Back in 2014 we talked about Translating Frozen Into Arabic, but that’s just one tiny tile in the impressive mosaic that is Rhaomi’s MetaFilter post:

Unlike many cinematic exports, the Disney canon of films distinguishes itself with an impressive dedication to dubbing. Through an in-house service called Disney Character Voices International, not just dialogue but songs, too, are skillfully re-recorded, echoing the voice acting, rhythm, and rhyme scheme of the original work to an uncanny degree (while still leaving plenty of room for lyrical reinvention).

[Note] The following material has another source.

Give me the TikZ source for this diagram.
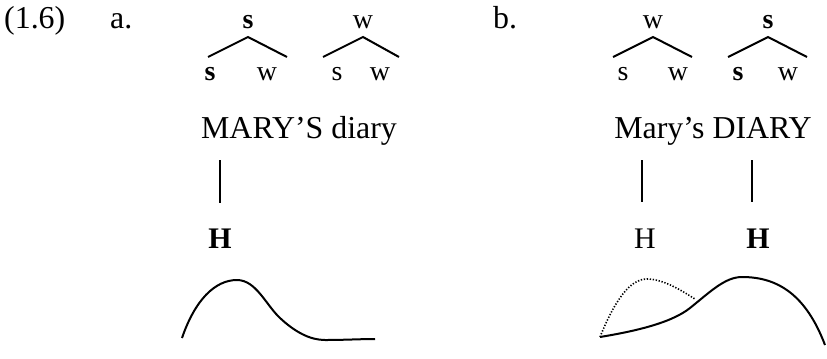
\documentclass[tikz,border=0pt]{standalone}
\usepackage{fontspec}
\setmainfont{Liberation Serif}
\begin{document}
\begin{tikzpicture}[x=1bp,y=-1bp,
  txt/.style={font=\fontsize{32}{36}\selectfont, inner sep=0pt, anchor=base},
  lab/.style={font=\fontsize{28}{32}\selectfont, inner sep=0pt, anchor=base},
  tone/.style={font=\fontsize{30}{34}\selectfont, inner sep=0pt, anchor=base},
  branch/.style={line width=2bp},
  assoc/.style={line width=1.7bp},
  contour/.style={line width=2bp},
  alt/.style={line width=1.6bp, dash pattern=on 1.3bp off 1.7bp}]
\useasboundingbox (0,0) rectangle (827,358);
% labels
\node[txt, anchor=base west] (ex) at (4,28) {(1.6)};
\node[txt, anchor=base west] (la) at (110,28) {a.};
\node[txt, anchor=base west] (lb) at (493,28) {b.};
% --- a: trees
\node[lab] (a1top) at (248,28) {\textbf{s}};
\coordinate (a1apex) at (248,37);
\coordinate (a1l) at (208,57);
\coordinate (a1r) at (287,57);
\draw[branch] (a1l) -- (a1apex) -- (a1r);
\node[lab] (a1s) at (210,80) {\textbf{s}};
\node[lab] (a1w) at (267,80) {w};
\node[lab] (a2top) at (363,28) {w};
\coordinate (a2apex) at (363,37);
\coordinate (a2l) at (323,57);
\coordinate (a2r) at (399,57);
\draw[branch] (a2l) -- (a2apex) -- (a2r);
\node[lab] (a2s) at (337,80) {s};
\node[lab] (a2w) at (380,80) {w};
\node[txt] (aphrase) at (299,138) {MARY’S diary};
\coordinate (at1) at (220,160);
\coordinate (ab1) at (220,203);
\draw[assoc] (at1) -- (ab1);
\node[tone] (aH) at (220,248) {\textbf{H}};
\coordinate (ac0) at (182,338);
\coordinate (ac1) at (237,280);
\coordinate (ac2) at (280,318);
\coordinate (ac3) at (325,340);
\coordinate (ac4) at (375,339);
\draw[contour] (ac0) .. controls (195,300) and (215,280) .. (ac1)
  .. controls (256,280) and (266,305) .. (ac2)
  .. controls (295,332) and (310,340) .. (ac3)
  .. controls (345,340) and (360,339) .. (ac4);
% --- b: trees
\node[lab] (b1top) at (653,28) {w};
\coordinate (b1apex) at (653,37);
\coordinate (b1l) at (613,57);
\coordinate (b1r) at (692,57);
\draw[branch] (b1l) -- (b1apex) -- (b1r);
\node[lab] (b1s) at (623,80) {s};
\node[lab] (b1w) at (678,80) {w};
\node[lab] (b2top) at (768,28) {\textbf{s}};
\coordinate (b2apex) at (768,37);
\coordinate (b2l) at (728,57);
\coordinate (b2r) at (807,57);
\draw[branch] (b2l) -- (b2apex) -- (b2r);
\node[lab] (b2s) at (738,80) {\textbf{s}};
\node[lab] (b2w) at (788,80) {w};
\node[txt] (bphrase) at (713,138) {Mary’s DIARY};
\coordinate (bt1) at (642,160);
\coordinate (bb1) at (642,202);
\coordinate (bt2) at (752,160);
\coordinate (bb2) at (752,202);
\draw[assoc] (bt1) -- (bb1);
\draw[assoc] (bt2) -- (bb2);
\node[tone] (bH1) at (645,248) {H};
\node[tone] (bH2) at (758,248) {\textbf{H}};
\coordinate (bc0) at (600,337);
\coordinate (bc1) at (690,308);
\coordinate (bc2) at (742,277);
\coordinate (bc3) at (825,345);
\draw[contour] (bc0) .. controls (630,332) and (670,324) .. (bc1)
  .. controls (710,292) and (725,277) .. (bc2)
  .. controls (778,277) and (806,295) .. (bc3);
\coordinate (bd1) at (647,279);
\coordinate (bd2) at (695,299);
\draw[alt] (bc0) .. controls (615,300) and (630,279) .. (bd1)
  .. controls (665,279) and (685,293) .. (bd2);
\end{tikzpicture}
\end{document}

The breadth of the effort is surprising, as well — everything from Arabic to Icelandic to Zulu gets its own dub, and their latest project, Encanto, debuted in more than forty tongues (can you even name that many?). Luckily for polyglots everywhere, the exhaustiveness of Disney’s translations is thoroughly documented online in multilanguage mixes and one-line comparisons, linguistic kaleidoscopes that cast new light on old standards.

There are a bunch of links there (and he provides quite a few examples that I didn’t quote), but the only one I’ve linked here is the name-the-language quiz, which I did annoyingly badly on (37/47). Some of it is my fault (I couldn’t come up with some obvious-in-retrospect language names under time pressure), but some of it is theirs (to spare others my suffering, they call it “Mandarin,” not anything involving “Chinese”). You don’t have to put the cursor anywhere on the quiz, just type a language name into the box and if it’s correct the name will appear next to the appropriate translation. Fun, as is the whole post (unfond though I am of Disney movies).